Taylor met with his lawyers for the first time Monday morning shortly before his court appearance. Two lawyers from Liberia and two from Ghana “gave him our advice and he will consider it. We consider our mission accomplished,” said Kofi Akainyah, a Ghanian member of the team.

Nigerian intrigue
Many were suspicious when Nigeria’s government announced Taylor’s disappearance last week, just days after Nigerian President Olusegun Obasanjo reluctantly agreed to hand him over from the exile haven he had been offered under an internationally brokered peace agreement ending Liberia’s 14-year civil war.

But Taylor’s spiritual adviser said Nigerian security forces encouraged Taylor to flee and helped him get to the Cameroon border before turning around and arresting him in a double-cross.

Indian evangelist Kilari Anand Paul said Taylor told him in a phone call from jail Saturday that State Security Service agents in two vehicles came to his villa in southeastern Nigeria the night of March 28.

Taylor said they escorted him north, then released him “in the middle of nowhere,” Paul said from his home in Houston. “He said, ‘Where are you guys going?’ And they said they received instructions to leave him and they left.”

Before Taylor could cross into Cameroon, the agents who had freed him “turned up and arrested him ... they had guns and told him to surrender himself,” said Paul, who met Taylor in 2003 and says he helped broker Taylor’s exile to Nigeria.

Nigeria again denied the allegation.

“The story is a far-fetched figment of his jaundiced imagination,” Obasanjo spokesman Femi Fani-Kayode told The Associated Press. “He must have been reading too many James Bond novels.”

For two days, Nigeria had resisted calls from the United States, human rights organizations and others to arrest Taylor to ensure that he would stand trial. He was arrested Wednesday in northern Nigeria and taken to the war tribunal in Sierra Leone, established to try those seen as bearing greatest responsibility for atrocities during Sierra Leone’s 1991-2002 civil war.

Call for representation
Principal court defender Vincent Nmehielle said he had received calls from lawyers from all over the world wanting to represent Taylor. He also said the indicted Liberian warlord had told him he wanted time to get together a top-notch team and was happy to be represented by Nmehielle at Monday’s hearing.

Nmehielle said Taylor asked his office to contact two lawyers he wanted on his defense team: Harvard law professor Alan Dershowitz and British lawyer Karim Khan, who represented Taylor when he challenged the jurisdiction of the war tribunal in 2003.

Taylor had earlier asked Paul to contact lawyers in the United States and Britain, saying: “Bring two attorneys. Bring them any way you can.

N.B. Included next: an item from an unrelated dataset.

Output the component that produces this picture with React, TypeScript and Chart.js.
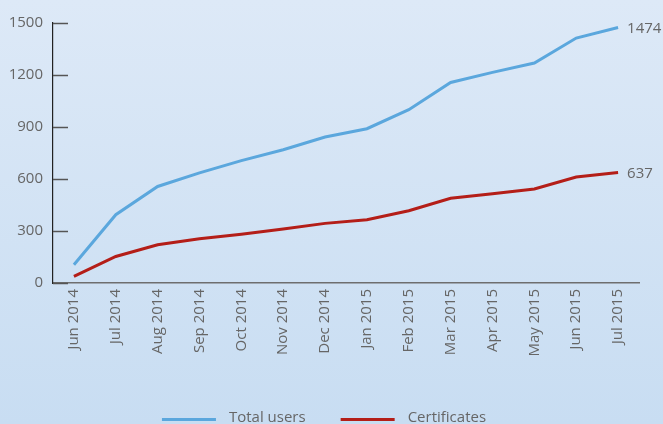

I need somebody to take charge of this defense immediately ... (I need) to put things into motion because we have only 30 days to answer the indictment.”

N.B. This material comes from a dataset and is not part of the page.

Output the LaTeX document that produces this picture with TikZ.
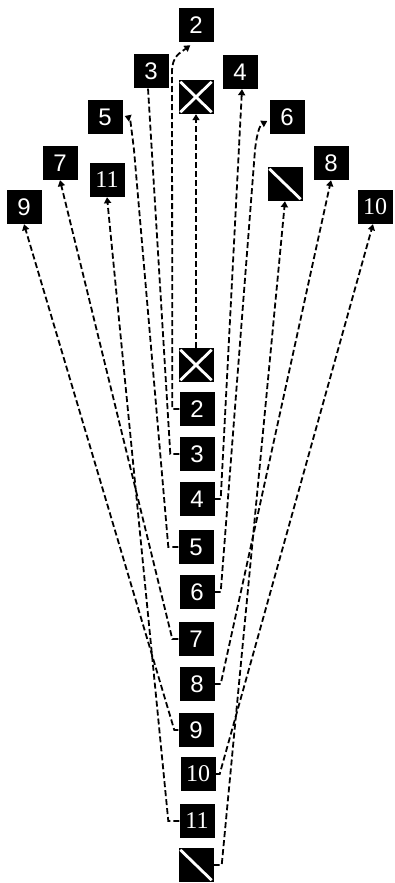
\documentclass[tikz,border=0pt]{standalone}
\usepackage{fontspec}
\setmainfont{Liberation Sans}
\newfontfamily\serifdigits{Liberation Serif}
\usetikzlibrary{arrows.meta,calc}
\begin{document}
\begin{tikzpicture}[x=1pt,y=-1pt,
  box/.style={fill=black,text=white,minimum width=35pt,minimum height=34pt,inner sep=0pt,
    font=\fontsize{24}{24}\selectfont},
  conn/.style={line width=1.8pt,dash pattern=on 6pt off 3pt},
  arr/.style={conn,-{Triangle[width=7pt,length=6pt]}},
  boxmark/.style={white,line width=2.8pt}]
\useasboundingbox (0,0) rectangle (395,883);
% top nodes
\node[box] (t2) at (196,25) {2};
\node[box] (t3) at (151,71) {3};
\node[box] (tX) at (196,97) {};
\node[box] (t4) at (240,72) {4};
\node[box] (t5) at (105,117) {5};
\node[box] (t6) at (287,117) {6};
\node[box] (t7) at (60,163) {7};
\node[box] (t11) at (107,180) {\serifdigits 11};
\node[box] (tS) at (285,184) {};
\node[box] (t8) at (331,163) {8};
\node[box] (t9) at (24,207) {9};
\node[box] (t10) at (375,207) {\serifdigits 10};
% bottom column
\node[box] (bX) at (196,365) {};
\node[box] (b2) at (197,409) {2};
\node[box] (b3) at (197,454) {3};
\node[box] (b4) at (197,499) {4};
\node[box] (b5) at (196,547) {5};
\node[box] (b6) at (197,592) {6};
\node[box] (b7) at (196,639) {7};
\node[box] (b8) at (197,684) {8};
\node[box] (b9) at (196,730) {9};
\node[box] (b10) at (198,774) {\serifdigits 10};
\node[box] (b11) at (197,821) {\serifdigits 11};
\node[box] (bS) at (196,865) {};
% marks inside boxes
\draw[boxmark] ($(tX.north west)+(2,2)$) -- ($(tX.south east)+(-2,-2)$);
\draw[boxmark] ($(tX.south west)+(2,-2)$) -- ($(tX.north east)+(-2,2)$);
\draw[boxmark] ($(bX.north west)+(2,2)$) -- ($(bX.south east)+(-2,-2)$);
\draw[boxmark] ($(bX.south west)+(2,-2)$) -- ($(bX.north east)+(-2,2)$);
\draw[boxmark] ($(tS.north west)+(2,2)$) -- ($(tS.south east)+(-2,-2)$);
\draw[boxmark] ($(bS.north west)+(2,2)$) -- ($(bS.south east)+(-2,-2)$);
% connectors
\draw[arr] (bX.north) -- (tX.south);
\draw[arr] (b2.west) -- ++(-7,0) -- (172,72) .. controls (172,56) and (180,53) .. ($(t2.south west)+(12,3)$);
\draw[conn] (b3.west) -- ++(-9,0) -- ($(t3.south)+(-3,0)$);
\draw[arr] (b4.east) -- ++(6,0) -- ($(t4.south)+(2,0)$);
\draw[arr] (b5.west) -- ++(-10,0) -- (134,150) .. controls (131,125) and (130,118) .. ($(t5.east)+(2,-1)$);
\draw[arr] (b6.east) -- ++(6,0) -- (255,150) .. controls (257,132) and (260,125) .. ($(t6.west)+(-2,4)$);
\draw[arr] (b7.west) -- ++(-6,0) -- (t7.south);
\draw[arr] (b8.east) -- ++(6,0) -- (t8.south);
\draw[arr] (b9.west) -- ++(-4,0) -- (t9.south);
\draw[arr] (b10.east) -- ++(4,0) -- ($(t10.south)+(-2,0)$);
\draw[arr] (b11.west) -- ++(-11,0) -- (t11.south);
\draw[arr] (bS.east) -- ++(8,0) -- (tS.south);
\end{tikzpicture}
\end{document}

Paul included an AP reporter in Sunday’s conference call with Taylor, who spoke from his cell at the tribunal. The reporter was not allowed to ask questions for fear prison authorities would disconnect the call.

Diamond deal alleged
At the war crimes tribunal, Taylor is accused of backing Sierra Leonean rebels notorious for maiming civilians by chopping off their arms, legs, ears and lips. In return for supporting them, he allegedly got a share of Sierra Leone’s diamond wealth and used it to fund his ambitions in Liberia.

The leader of Taylor’s defense team, Francis Garlawulo, said Taylor was president when indicted in 2003 and argued the U.N.-backed court had no jurisdiction over Liberia or its head of state. The court’s appeals chamber rejected a similar argument made by a Taylor lawyer after the indictment was filed.

Garlawulo also questioned whether Taylor could receive a fair trial given intense publicity surrounding the case, saying in recent days images of Sierra Leoneans maimed by rebel fighters have dominated the world’s television screens.

Although Taylor made his first court appearance in Sierra Leone, Special Court officials have requested that an international court in The Hague, Netherlands, host the trial. Liberian President Ellen Johnson Sirleaf has expressed fear that Taylor supporters could use the trial as an excuse to mount another insurgency in her country.